Was your pew comfortable?
Modern movable pews with thin cushions, but comfortable.

How would you describe the pre-service atmosphere?
Church bells as we entered mingled with exuberant children and the more subdued chatter of the adult congregation. There was even some laughter (adult).

What were the exact opening words of the service?
"Good morning. Welcome to St George's."

What books did the congregation use during the service?
BBC Songs of Praise (the hymn book); New English Hymnal; Alternative Service Book. There was also the church's own eucharist pamphlet and a weekly news sheet with the collect, readings, responsorial psalm, etc.

What musical instruments were played?
Organ.

Did anything distract you?
I chose the wrong place to sit as I was by where the small children congregate and they were very boisterous and noisy. However, I would always defend their right to be in church no matter how distracting they are, as they are the congregation of the future. One child was removed when it cried lustily. The church is very echoey and all the speakers (amplified) resonated around the space.

Was the worship stiff-upper-lip, happy clappy, or what?
Middle to high. Bells but no smells. The officiating priest wore a chasuble and there were four white robed helpers. It was a sung service.

Exactly how long was the sermon?
5 minutes.

On a scale of 1-10, how good was the preacher?
8 – He spoke quite quickly, but thankfully clearly. He mentioned that he and his wife had just returned from France, where they had followed the tracks of earlier pilgrims. He also spoke about motor homes – he apparently likes motor homes.

In a nutshell, what was the sermon about?
People leave tracks of pilgrims and tracks of faith. We need to follow these tracks but also lay down our own for others to follow. Jesus knows what it is to be human ("Been there, done that, got the t-shirt") so we are never alone. Life is full of ups and downs and Christ will always be with us.

Which part of the service was like being in heaven?
The sermon, and the choir's anthem, "God be in my head," which I own up to being one of my favourites. Despite only having four women, they made a beautiful and celestial sound.

And which part was like being in... er... the other place?
The children (but I still defend their right to be there). I was confused when the responsorial psalm was omitted and we went straight to a hymn without any announcement. For some unknown reason, an elderly lady sitting two rows in front of me glared at me for what felt like a good two minutes! There were no sidespeople to direct us up to communion, so I sort of followed the flow and hoped I hadn't trodden on anyone's toes.

What happened when you hung around after the service looking lost?
An elderly gentleman gathered up my service pamphlet from me, then another invited me into the hall for coffee. The priest recognised me as a new face and was very pleasant.
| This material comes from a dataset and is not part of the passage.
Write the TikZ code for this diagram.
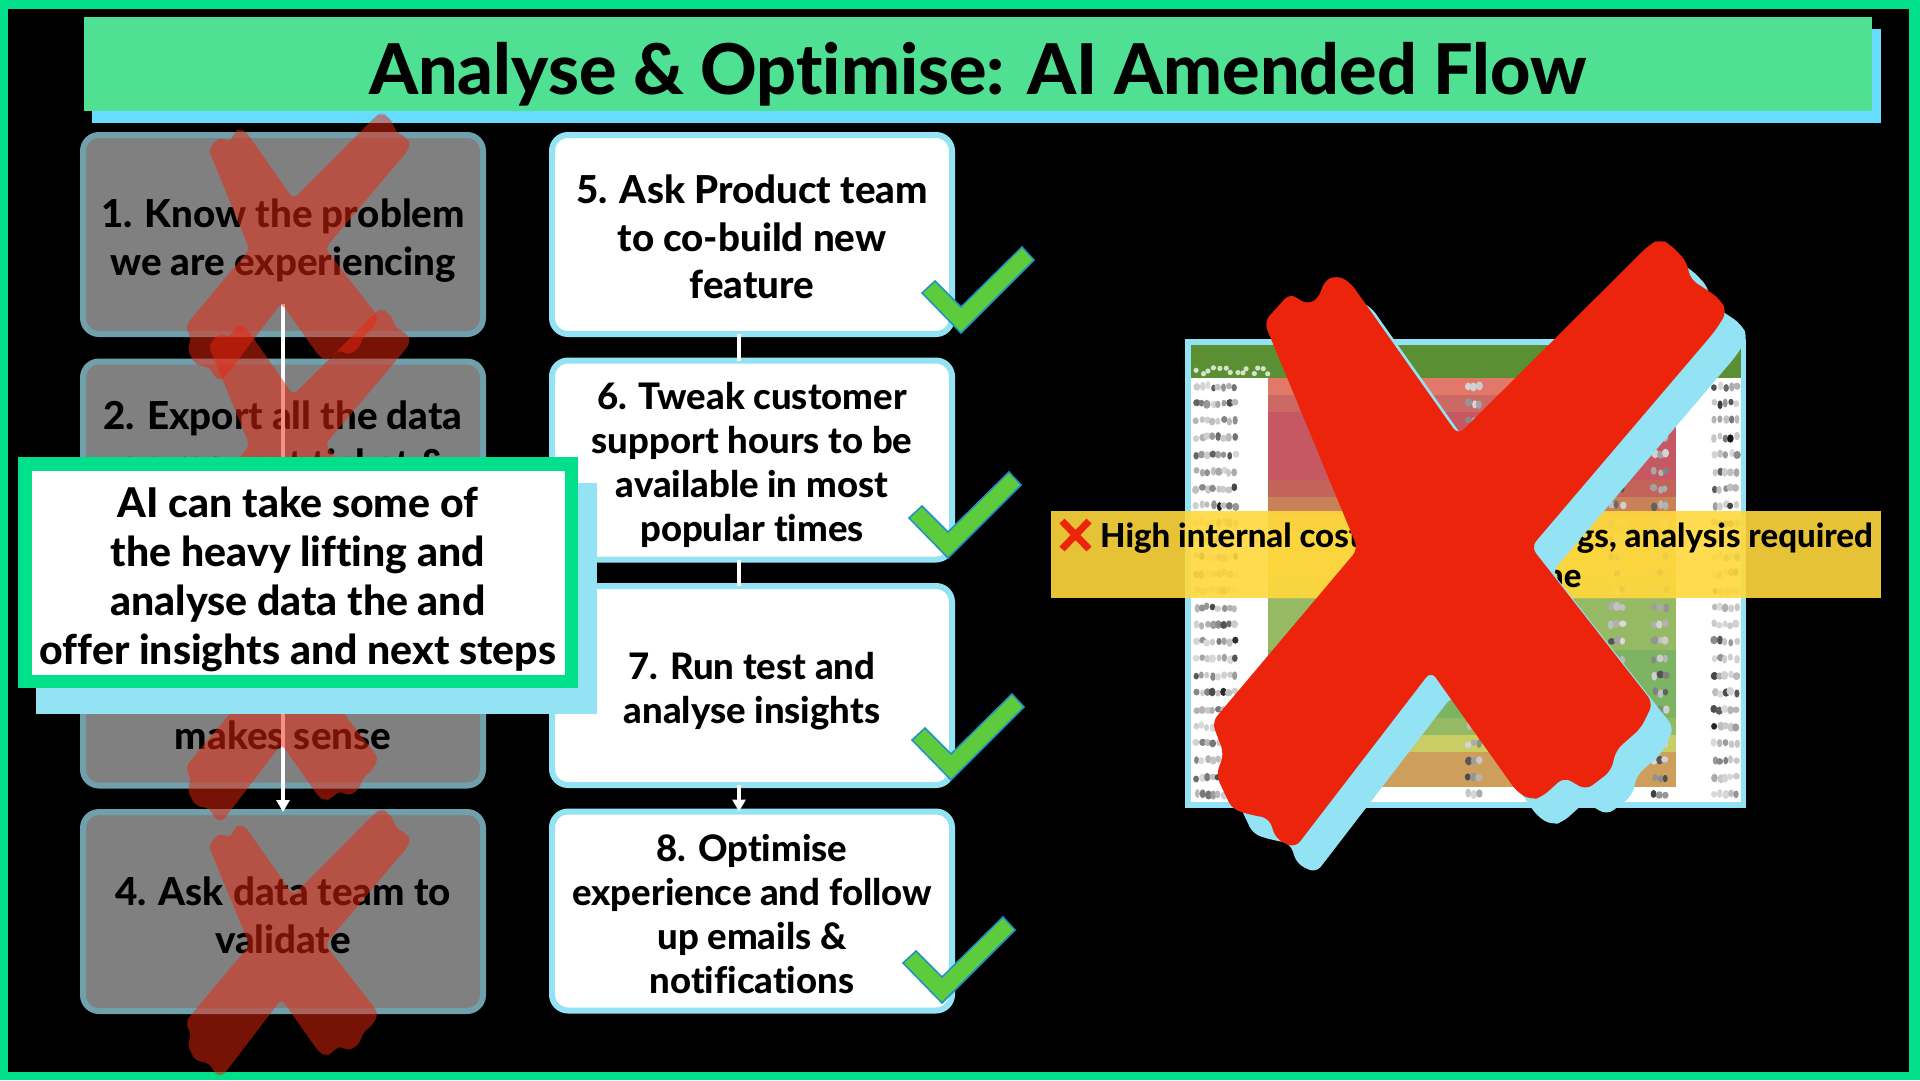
\documentclass[tikz,border=0pt]{standalone}
\usepackage{fontspec}
\setmainfont{Lato}[BoldFont={Lato Heavy},Ligatures=NoCommon]
\usetikzlibrary{arrows.meta}
\definecolor{framegreen}{RGB}{0, 224, 138}
\definecolor{titlegreen}{RGB}{79, 224, 147}
\definecolor{titleblue}{RGB}{102, 221, 255}
\definecolor{paleblue}{RGB}{147, 227, 245}
\definecolor{dimblue}{RGB}{111, 160, 172}
\definecolor{crossred}{RGB}{236, 36, 12}
\definecolor{tickgreen}{RGB}{93, 203, 60}
\definecolor{tickblue}{RGB}{30, 144, 200}
\definecolor{bandyellow}{RGB}{255, 216, 60}
\definecolor{heatgreen}{RGB}{91, 143, 51}
\definecolor{heatA}{RGB}{226, 120, 105}
\definecolor{heatB}{RGB}{205, 105, 100}
\definecolor{heatC}{RGB}{198, 88, 100}
\definecolor{heatD}{RGB}{195, 100, 90}
\definecolor{heatE}{RGB}{200, 130, 90}
\definecolor{heatF}{RGB}{205, 158, 92}
\definecolor{heatG}{RGB}{210, 190, 90}
\definecolor{heatH}{RGB}{175, 190, 100}
\definecolor{heatI}{RGB}{150, 185, 100}
\definecolor{heatJ}{RGB}{125, 180, 100}
\definecolor{heatK}{RGB}{200, 205, 100}
\tikzset{
  flowbox/.style={rounded corners=16pt, line width=6pt, minimum width=400pt,
    minimum height=199pt, inner sep=0pt, outer sep=0pt},
  grayflow/.style={flowbox, draw=dimblue, fill=gray},
  whiteflow/.style={flowbox, draw=paleblue, fill=white},
  flowtext/.style={inner sep=0pt, align=center, text=black},
  graytext/.style={flowtext, font=\bfseries\fontsize{38.5}{48}\selectfont},
  whitetext/.style={flowtext, font=\bfseries\fontsize{36.5}{44}\selectfont},
  flowline/.style={white, line width=4.5pt},
  tickmark/.style={fill=tickgreen, draw=tickblue, line width=1.5pt},
  bandtext/.style={inner sep=0pt, text=black, font=\bfseries\fontsize{33}{40}\selectfont}
}
\newcommand{\crossoutline}{(-182,-231) -- (-156,-260) -- (-139,-248) -- (-126,-256) -- (-123,-271)
  -- (-110,-278) -- (-96,-271) -- (12,-118) -- (203,-308) -- (214,-314) -- (225,-308) -- (241,-291)
  -- (244,-274) -- (261,-263) -- (274,-254) -- (281,-241) -- (269,-222) -- (85,-6) -- (207,150)
  -- (195,175) -- (170,197) -- (165,218) -- (140,237) -- (118,224) -- (96,244) -- (85,247)
  -- (71,239) -- (-15,118) -- (-151,295) -- (-170,286) -- (-177,265) -- (-195,262) -- (-214,256)
  -- (-230,222) -- (-222,201) -- (-234,169) -- (-88,-4) -- cycle}
\begin{document}
\begin{tikzpicture}[x=1pt,y=-1pt]
  \useasboundingbox (0,0) rectangle (1920,1080);
  \fill[framegreen] (0,0) rectangle (1920,1080);
  \fill[black] (7.5,9) rectangle (1909,1072);

  % title
  \fill[titleblue] (92,29) rectangle (1881,123);
  \node[fill=titlegreen, minimum width=1788pt, minimum height=94pt, inner sep=0pt] (title) at (978,64) {};
  \node[flowtext, font=\bfseries\fontsize{70}{70}\selectfont] (titletext) at (978,74) {Analyse \& Optimise: AI Amended Flow};

  % old steps
  \node[grayflow] (know) at (283,234.5) {};
  \node[grayflow] (export) at (283,461) {};
  \node[grayflow] (sense) at (283,686) {};
  \node[grayflow] (ask) at (283,911.5) {};
  \node[graytext] (knowtext) at (283,241) {1. Know the problem\\we are experiencing};
  \node[graytext] (exporttext) at (283,442) {2. Export all the data\\on request ticket \&};
  \node[graytext] (sensetext) at (283,735) {makes sense};
  \node[graytext] (asktext) at (283,915) {4. Ask data team to\\validate};
  \coordinate (linestart) at (283,304);
  \draw[flowline, -{Triangle[width=13pt,length=12pt]}] (linestart) -- (ask.north);

  \foreach \cy in {251,447,692,947}{
    \begin{scope}[shift={(288,\cy)},x=0.437pt,y=-0.44pt]
      \fill[crossred, opacity=0.5, rounded corners=5pt] \crossoutline;
    \end{scope}
  }

  % new steps
  \node[whiteflow] (product) at (752,234.5) {};
  \node[whiteflow] (tweak) at (752,460) {};
  \node[whiteflow] (test) at (752,685.5) {};
  \node[whiteflow] (optimise) at (752,911) {};
  \node[flowtext, font=\bfseries\fontsize{38.5}{47.5}\selectfont] (producttext) at (752,237) {5. Ask Product team\\to co-build new\\feature};
  \node[whitetext] (tweaktext) at (752,465) {6. Tweak customer\\support hours to be\\available in most\\popular times};
  \node[whitetext] (testtext) at (752,691) {7. Run test and\\analyse insights};
  \node[whitetext] (optimisetext) at (752,914) {8. Optimise\\experience and follow\\up emails \&\\notifications};
  \draw[flowline] ([xshift=-13pt]product.south) -- ([xshift=-13pt]tweak.north);
  \draw[flowline] ([xshift=-13pt]tweak.south) -- ([xshift=-13pt]test.north);
  \draw[flowline, -{Triangle[width=13pt,length=12pt]}] ([xshift=-13pt]test.south) -- ([xshift=-13pt]optimise.north);

  \foreach \tx/\ty in {961/333,948/558,951/780,942/1003}{
    \draw[tickmark, shift={(\tx,\ty)}] (0,0) -- (-39,-40) -- (-26,-52) -- (0,-26) -- (61,-86) -- (73,-73) -- cycle;
  }

  % popup
  \fill[paleblue] (36,483) rectangle (597,714);
  \node[draw=framegreen, fill=white, line width=13.5pt, minimum width=546.5pt, minimum height=217.5pt,
    inner sep=0pt, outer sep=0pt] (popup) at (298,572.5) {};
  \node[flowtext, font=\bfseries\fontsize{41}{49}\selectfont] (popuptext) at (298,579.5) {AI can take some of\\the heavy lifting and\\analyse data the and\\offer insights and next steps};

  % blurred table
  \fill[paleblue] (1185,339) rectangle (1746,808);
  \fill[white] (1191,345) rectangle (1741,802);
  \fill[heatgreen] (1191,345) rectangle (1741,378);
  \foreach \rowcol [count=\r from 0] in {heatA,heatB,heatC,heatC,heatC,heatC,heatD,heatE,heatF,heatG,heatG,heatG,heatH,heatI,heatI,heatI,heatJ,heatJ,heatJ,heatJ,heatI,heatK,heatF,heatF}{
    \fill[\rowcol] (1268,378+17*\r) rectangle (1676,395.5+17*\r);
  }
  \pgfmathsetseed{7}
  \foreach \k in {1,...,14}{
    \fill[white!75!heatgreen] (1190+5.5*\k+rnd*4,367+rnd*7) circle (2.6pt);
  }
  \foreach \r in {0,...,24}{
    \foreach \colx/\n in {1190/8,1462/3,1605/3,1648/3,1708/5}{
      \foreach \k in {1,...,\n}{
        \pgfmathsetmacro{\dk}{int(15+80*rnd*rnd)}
        \fill[black!\dk] (\colx+5.5*\k+rnd*2,385+17*\r+rnd*3) ellipse (2.4+rnd*1.4 pt and 3.2+rnd*1.4 pt);
      }
    }
  }

  % band
  \fill[bandyellow, opacity=0.9] (1051,511) rectangle (1881,598);
  \draw[crossred, line width=7pt] (1062,521) -- (1089,549) (1089,521) -- (1062,549);
  \node[bandtext, anchor=west] (costtext) at (1100,538) {High internal cost};
  \node[bandtext, anchor=east] (reqtext) at (1873,538) {gs, analysis required};
  \node[bandtext, anchor=west] (netext) at (1545,579) {ne};

  % big cross
  \begin{scope}[shift={(1467,578)}]
    \fill[paleblue, rounded corners=8pt] \crossoutline;
  \end{scope}
  \begin{scope}[shift={(1446,553)}]
    \fill[crossred, rounded corners=8pt] \crossoutline;
  \end{scope}
\end{tikzpicture}
\end{document}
He asked if I was new to the parish.

How would you describe the after-service coffee?
Coffee and tea with a variety of biscuits. The coffee was fair trade (fair trade jars in evidence). Lovely cups and saucers and acceptable biscuits but no one spoke to me in the hall.

How would you feel about making this church your regular (where 10 = ecstatic, 0 = terminal)?
8 – They seemed a friendly bunch, so I would be happy to join them, maybe even swell the choir numbers.

Did the service make you feel glad to be a Christian?
Absolutely. I left feeling spiritually recharged.

What one thing will you remember about all this in seven days' time?
The sermon and the boisterous children.